Time Out: April 7, 2010

“New York, New York, it’s a beautiful town, The Mets are up, and the Yankees are down.”
For one day this week it was great to be a Mets’ fan. Monday, the Mets opened the 2010 season by logging an impressive 6-1 win over Florida at Citi Field. The previous day, the Yankees squandered a 5-1 lead, losing their opener at Fenway Park in Boston, leaving the Mets atop New York’s baseball world for a single day. For one day, Mets’ fans were filled with hope and promise knowing the afterglow of their opening day success would soon give way to a long and frustrating summer of baseball.

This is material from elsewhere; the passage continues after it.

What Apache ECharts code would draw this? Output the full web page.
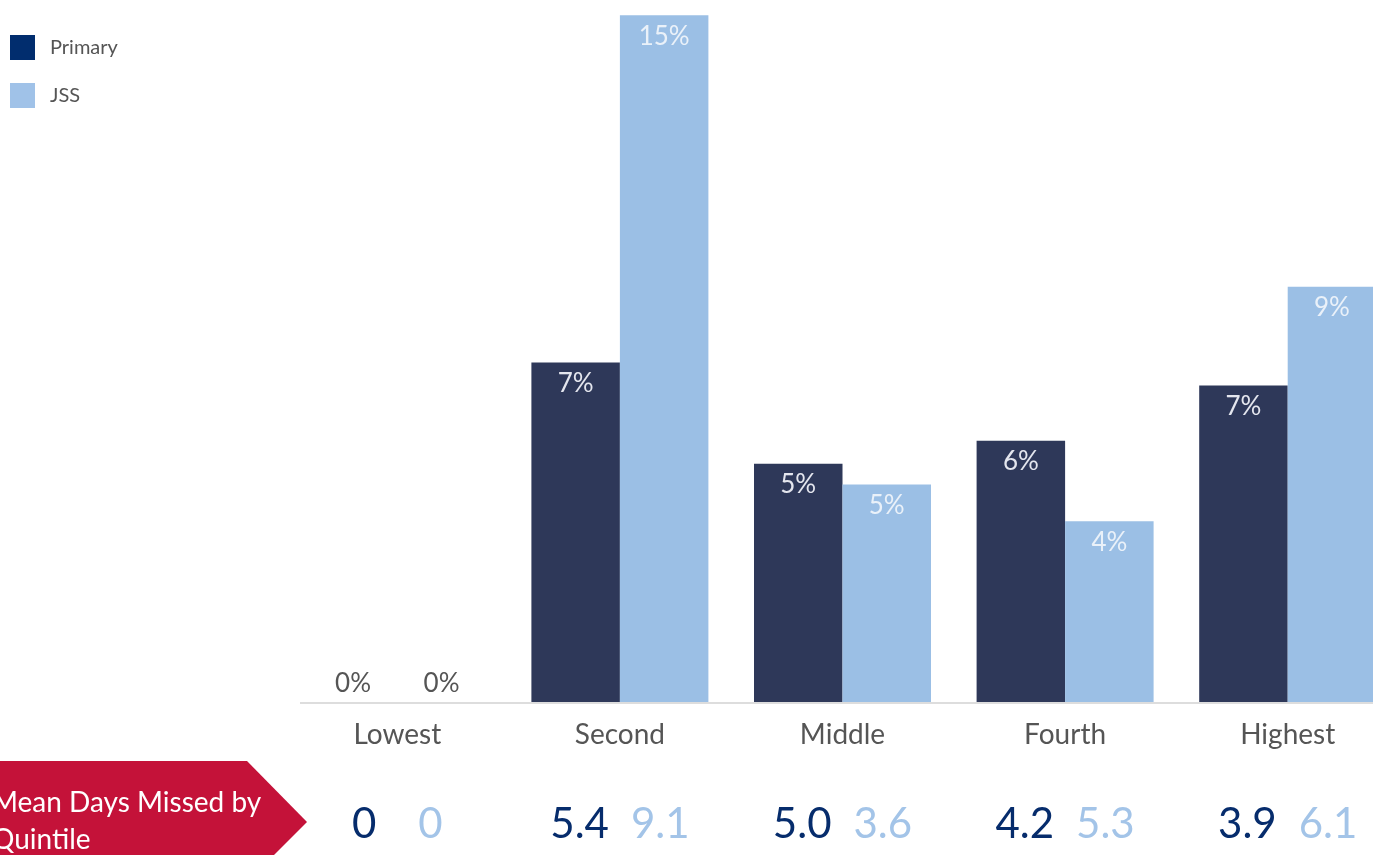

“Hope springs eternal” is a saying used to describe the feelings baseball fans have about their teams prior to the start of a new season. That is hardly the case for Mets fans.
It’s amazing what a few seasons can do to jade the aspirations of a baseball fan. In the fall of 2006, the Mets were one game away from reaching the World Series. The following year, the Mets coasted, building a seven-game lead in the division race with only two weeks remaining to play. The greatest season-ending collapse in the history of baseball shattered the Mets’ nation. Amazingly, the Mets reached the exact same point the next season with a three-game lead and collapsed once again. Last season, the freefall took place much earlier, as the Mets relinquished first place in late spring as the result of injuries. By September 1 last season, Met players had spent 1,095 days on the disabled list and three starting pitchers, the first baseman, shortstop, and center fielder were all on the disabled list and out for the year.
This spring, the Mets went to spring training with prevention and recovery on their minds. It wasn’t effective. On opening day, the starting first baseman, shortstop, and center fielder were all on the disabled list. Even worse, the Mets pitching rotation, a disaster in 2009, remained basically unchanged in 2010. It seems as if a dark cloud almost hangs over Citi Field. Unbelievably, Major League Baseball.com predicted the Mets would finish in last place in the National League East behind the always-woeful Washington Nationals.

Yankees look better
Making matters worse is the fact that the defending World Champion Yankees look stronger than ever. The Yanks, unwilling to sit still with their championship team made strategic moves in the off-season to strengthen an already strong pitching staff and added a five-tool outfielder to the fold. Manager Joe Girardi now wears uniform number 28 symbolizing his determination that his team will win back-to-back world titles. And, almost every baseball forecaster predicts that Girardi will get his wish.
Yet, Monday all things were blue and orange for Mets’ fans. Pitching ace Johan Santana was brilliant over six innings. David Wright, who suffered a power outage during 2009, blasted a home run in his first at-bat of the season. The Mets demonstrated effective situational hitting, and the much-maligned bullpen held a lead without slippage. The Mets’ starting lineup had four new faces on opening day, three starters were veteran players who had started their careers in the Mets farm system many years ago, were traded away by the Metropolitans and returned over the winter. Jason Bay, the newly signed homerun slugger, had a promising opening day with two hits including a long triple. A sellout crowd accustomed to Met success (feast or famine, the Mets have won 32 opening day games in the last 41 years) roared their approval.
For one day, one precious day, Mets fans got a reprieve. For one day they can dream of better times ahead as they face a season that common sense says is going nowhere.
On another note, congratulations to Jeff Rhone, the
girls’ basketball coach at Andes, and all Duke University basketball fans throughout the land. Duke edged Butler for the national title Monday night spoiling one of the greatest underdog stories in the history of the NCAA championships. For the young basketball players in the crowd, pay attention to the defense these two great teams played. The defensive movement and intensity on both teams were incredible. The championship showdown was a classic basketball game, one for the ages.